Il serait alors nécessaire que les différents
responsables nommés à divers postes soient choisis après
un appel à candidature. Dans ces conditions si la sélection est
confiée à un jury vraiment indépendant, rien ne pourra
piétiner le caractère transparent de son choix et l'on a la
chance d'avoir des hommes et des femmes sûrs à la tête des
services publics.
Il est vrai que
« pour appliquer une politique, il faut
que soient mis aux postes clés des hommes et des femmes en harmonie
avec cette politique », Jean POPEREN, Le
Monde, 30/06/1982. Mais, aux grands maux, grands
remèdes, dit-on. Le Bénin a besoin de renoncer à la
politisation de l'administration et il vaut mieux y aller par tous les moyens.

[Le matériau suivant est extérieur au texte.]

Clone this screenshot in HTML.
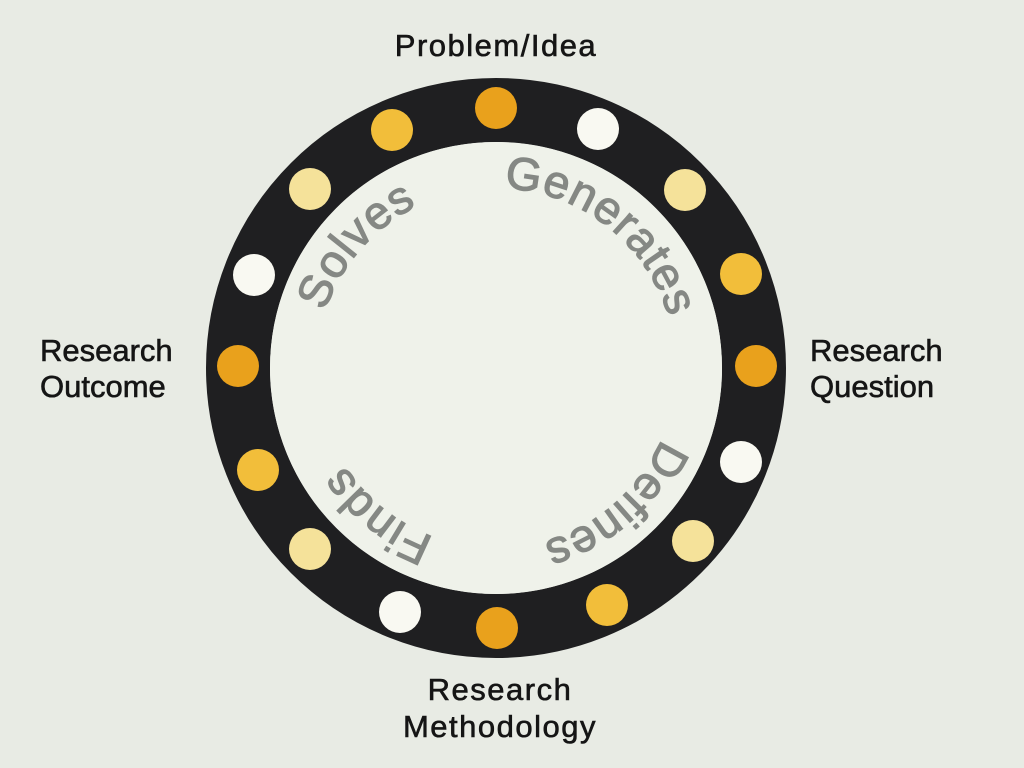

De plus, les directeurs des organismes publics ou semi-publics et des
sociétés et offices d'Etat doivent être nommés dans
les mêmes conditions d'étude minutieuse de dossiers de
candidature. Le cas des nominations récentes à l'ORTB (Office de
Radiodiffusion et Télévision du Bénin) est une
illustration du processus que nous préconisons et peut servir de
repère. Ce faisant, la mauvaise gestion des entités d'Etat,
encouragée par l'impunité pourra diminuer. Car, il sera plus
facile de punir celui qui ne sert aucun intérêt - parce qu'il est
nommé suivant sa compétence - que celui que l'on a placé
pour sauvegarder des intérêts politiques. Le premier aura
peut-être peur d'être puni ou d'être révoqué
parce qu'il n'est jugé que sur la base de son rendement, tandis que le
second, couvert par l'autorité politique ne craint rien, même s'il
fait mal. Le résultat dans ce dernier cas, c'est souvent la faillite des
sociétés d'Etat. Mais, privatisées, ces
sociétés sont souvent mieux gérées. C'est le cas
par exemple de "La Béninoise", actuelle SO.BE.BRA et de la SONICOG,
actuelle I.B.C.G.
Il urge alors de revoir les conditions de nomination à
la tête des entités d'Etat afin d'assurer l'adéquation
entre le profil et le poste qui constitue un élément important
pour la performance de notre administration.